### GIVEN REQUEST
Find the string "script" in the listing and report every line that has it.

### INPUT

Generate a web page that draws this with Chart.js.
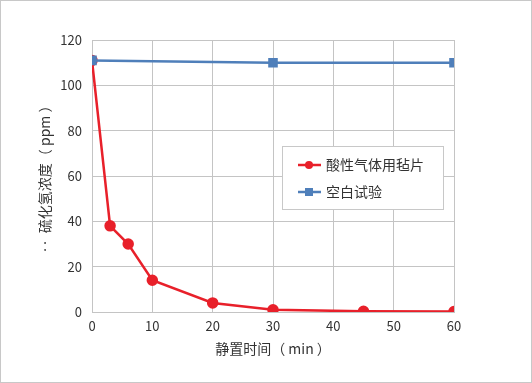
<!DOCTYPE html>
<html>
<head>
<meta charset="utf-8">
<script src="https://cdn.jsdelivr.net/npm/chart.js@4/dist/chart.umd.min.js"></script>
<style>
html,body{margin:0;padding:0;background:#fff;}
#wrap{width:532px;height:383px;position:relative;}
</style>
</head>
<body>
<div id="wrap"><canvas id="c" width="532" height="383"></canvas></div>
<script>
const seriesNames = ['酸性气体用毡片', '空白试验'];
const timeFelt = [0, 3, 6, 10, 20, 30, 45, 60];
const valuesFelt = [111, 38, 30, 14, 4, 1, 0.3, 0.2];
const timeBlank = [0, 30, 60];
const valuesBlank = [111, 110, 110];
const xTitle = '静置时间（ min ）';
const yTitle = '‥  硫化氢浓度（ ppm ）';

const RED = '#e8202a';
const BLUE = '#4f7fba';
const GRID = '#c4c4c4';
const TXT = '#333333';
const FONT = '"Noto Sans CJK SC", "Noto Sans", sans-serif';

const frameAndLegend = {
  id: 'frameAndLegend',
  beforeDraw(chart) {
    const ctx = chart.ctx;
    ctx.save();
    ctx.fillStyle = '#fff';
    ctx.fillRect(0, 0, chart.width, chart.height);
    ctx.restore();
  },
  afterDraw(chart) {
    const ctx = chart.ctx;
    ctx.save();
    ctx.strokeStyle = '#c8c8c8';
    ctx.lineWidth = 1;
    ctx.strokeRect(0.5, 0.5, chart.width - 1, chart.height - 1);
    // legend box
    const bx = 282.5, by = 146.5, bw = 161, bh = 63;
    ctx.fillStyle = '#fff';
    ctx.fillRect(bx, by, bw, bh);
    ctx.strokeStyle = '#c8c8c8';
    ctx.strokeRect(bx, by, bw, bh);
    const items = chart.data.datasets;
    const rows = [165, 192];
    items.forEach((ds, i) => {
      const y = rows[i];
      ctx.strokeStyle = ds.borderColor;
      ctx.lineWidth = 2.5;
      ctx.beginPath();
      ctx.moveTo(298, y);
      ctx.lineTo(321, y);
      ctx.stroke();
      ctx.fillStyle = ds.backgroundColor;
      if (ds.pointStyle === 'rect') {
        ctx.fillRect(305, y - 4, 8, 8);
      } else {
        ctx.beginPath();
        ctx.arc(309, y, 4, 0, Math.PI * 2);
        ctx.fill();
      }
      ctx.fillStyle = TXT;
      ctx.font = '14px ' + FONT;
      ctx.textBaseline = 'middle';
      ctx.textAlign = 'left';
      ctx.fillText(ds.label, 326, y);
    });
    ctx.restore();
  }
};

new Chart(document.getElementById('c'), {
  type: 'line',
  data: {
    datasets: [
      {
        label: seriesNames[0],
        data: timeFelt.map((t, i) => ({x: t, y: valuesFelt[i]})),
        borderColor: RED,
        backgroundColor: RED,
        borderWidth: 2.5,
        pointStyle: 'circle',
        pointRadius: 4.5,
        pointHoverRadius: 4.5,
        tension: 0,
        order: 1
      },
      {
        label: seriesNames[1],
        data: timeBlank.map((t, i) => ({x: t, y: valuesBlank[i]})),
        borderColor: BLUE,
        backgroundColor: BLUE,
        borderWidth: 2.5,
        pointStyle: 'rect',
        pointRadius: 5,
        pointHoverRadius: 5,
        tension: 0,
        order: 0
      }
    ]
  },
  options: {
    responsive: false,
    animation: false,
    devicePixelRatio: 1,
    layout: { padding: { left: 36, top: 40, right: 78, bottom: 26 } },
    plugins: { legend: { display: false }, tooltip: { enabled: false } },
    scales: {
      x: {
        type: 'linear',
        min: 0, max: 60,
        ticks: { stepSize: 10, color: TXT, font: { family: FONT, size: 13 }, padding: 6 },
        grid: { color: GRID, drawTicks: false },
        border: { color: GRID },
        title: { display: true, text: xTitle, color: TXT, font: { family: FONT, size: 14 }, padding: 0 },
        afterFit(s) { s.height = 45; }
      },
      y: {
        min: 0, max: 120,
        ticks: { stepSize: 20, color: TXT, font: { family: FONT, size: 13 }, padding: 10 },
        grid: { color: GRID, drawTicks: false },
        border: { color: GRID },
        title: { display: true, text: yTitle, color: TXT, font: { family: FONT, size: 14 }, padding: 0 },
        afterFit(s) { s.width = 56; }
      }
    }
  },
  plugins: [frameAndLegend]
});
</script>
</body>
</html>
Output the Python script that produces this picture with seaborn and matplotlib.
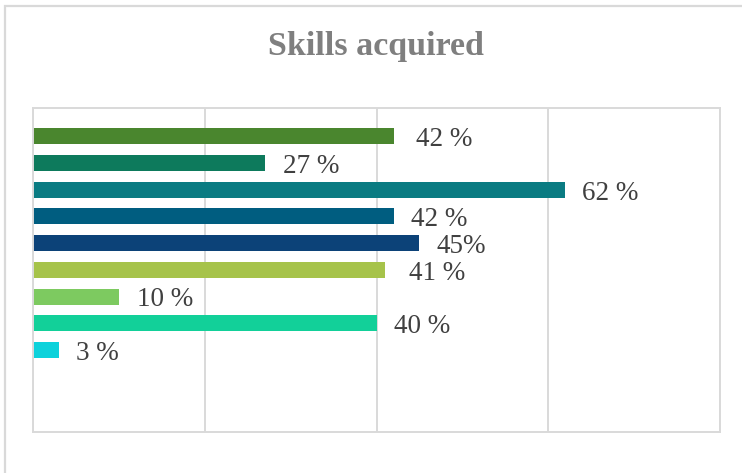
import matplotlib
matplotlib.use("Agg")
import matplotlib.pyplot as plt
import seaborn as sns
from matplotlib.patches import Rectangle

# chart data
skills = ["Skill 1", "Skill 2", "Skill 3", "Skill 4", "Skill 5",
          "Skill 6", "Skill 7", "Skill 8", "Skill 9"]
percent = [42, 27, 62, 42, 45, 41, 10, 40, 3]
value_labels = ["42 %", "27 %", "62 %", "42 %", "45%", "41 %", "10 %", "40 %", "3 %"]
x_ticks = [0, 20, 40, 60, 80]

bar_colors = ["#4A862E", "#0D7A5C", "#0A7B82", "#005D80", "#0C4278",
              "#A6C34A", "#7DCA60", "#12D099", "#0DD2DB"]
# extra gap (px) between bar end and its label, Excel labels were nudged by hand
label_gap = [22, 18, 17, 17, 17, 24, 18, 18, 17]

sns.set_theme(style="white")
plt.rcParams['font.family'] = ['Liberation Serif', 'DejaVu Serif']

fig = plt.figure(figsize=(7.42, 4.73), dpi=100)
ax = fig.add_axes([33 / 742, 1 - 431.7 / 473, (720 - 33) / 742, (431.7 - 107.7) / 473])

sns.barplot(x=percent, y=skills, hue=skills, palette=bar_colors, orient="h",
            width=0.6, legend=False, saturation=1, ax=ax, edgecolor="none")

ax.set_xlim(x_ticks[0], x_ticks[-1])
ax.set_ylim(11.06, -1.07)
ax.set_xticks(x_ticks)
ax.set_yticks([])
ax.tick_params(axis="x", length=0, labelbottom=False)
ax.set_xlabel("")
ax.set_ylabel("")
ax.grid(axis="x", color="#D9D9D9", linewidth=1.4)
ax.set_axisbelow(True)
for sp in ax.spines.values():
    sp.set_visible(True)
    sp.set_color("#D9D9D9")
    sp.set_linewidth(1.4)

px = (x_ticks[-1] - x_ticks[0]) / (720 - 33)
for i, (v, lab) in enumerate(zip(percent, value_labels)):
    ax.text(v + label_gap[i] * px, i + 0.37, lab, fontsize=19.5, color="#404040",
            va="baseline", ha="left")

fig.text(0.506, 1 - 55 / 473, "Skills acquired", ha="center", va="baseline",
         fontsize=24.5, fontweight="bold", color="#7F7F7F")

# outer chart frame (only left/top edges visible in the crop)
fig.patches.append(Rectangle((5 / 742, -0.1), 1.2, 1 - 6 / 473 + 0.1,
                             transform=fig.transFigure, fill=False,
                             edgecolor="#D9D9D9", linewidth=1.6))

fig.savefig("out.png", dpi=100)
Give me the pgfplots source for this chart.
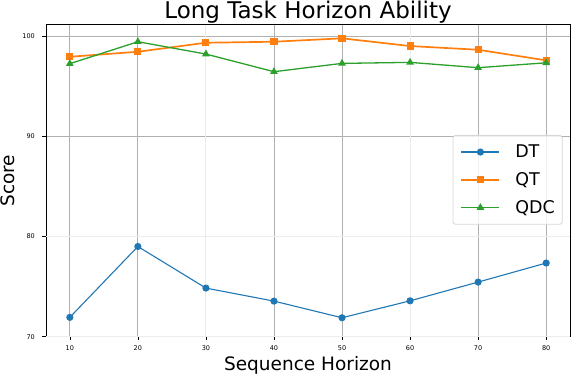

### FINISHED TASK
<script src="https://cdn.jsdelivr.net/npm/chart.js@4/dist/chart.umd.min.js"></script>
<script>
</script>
Output the Python script that produces this picture with seaborn and matplotlib.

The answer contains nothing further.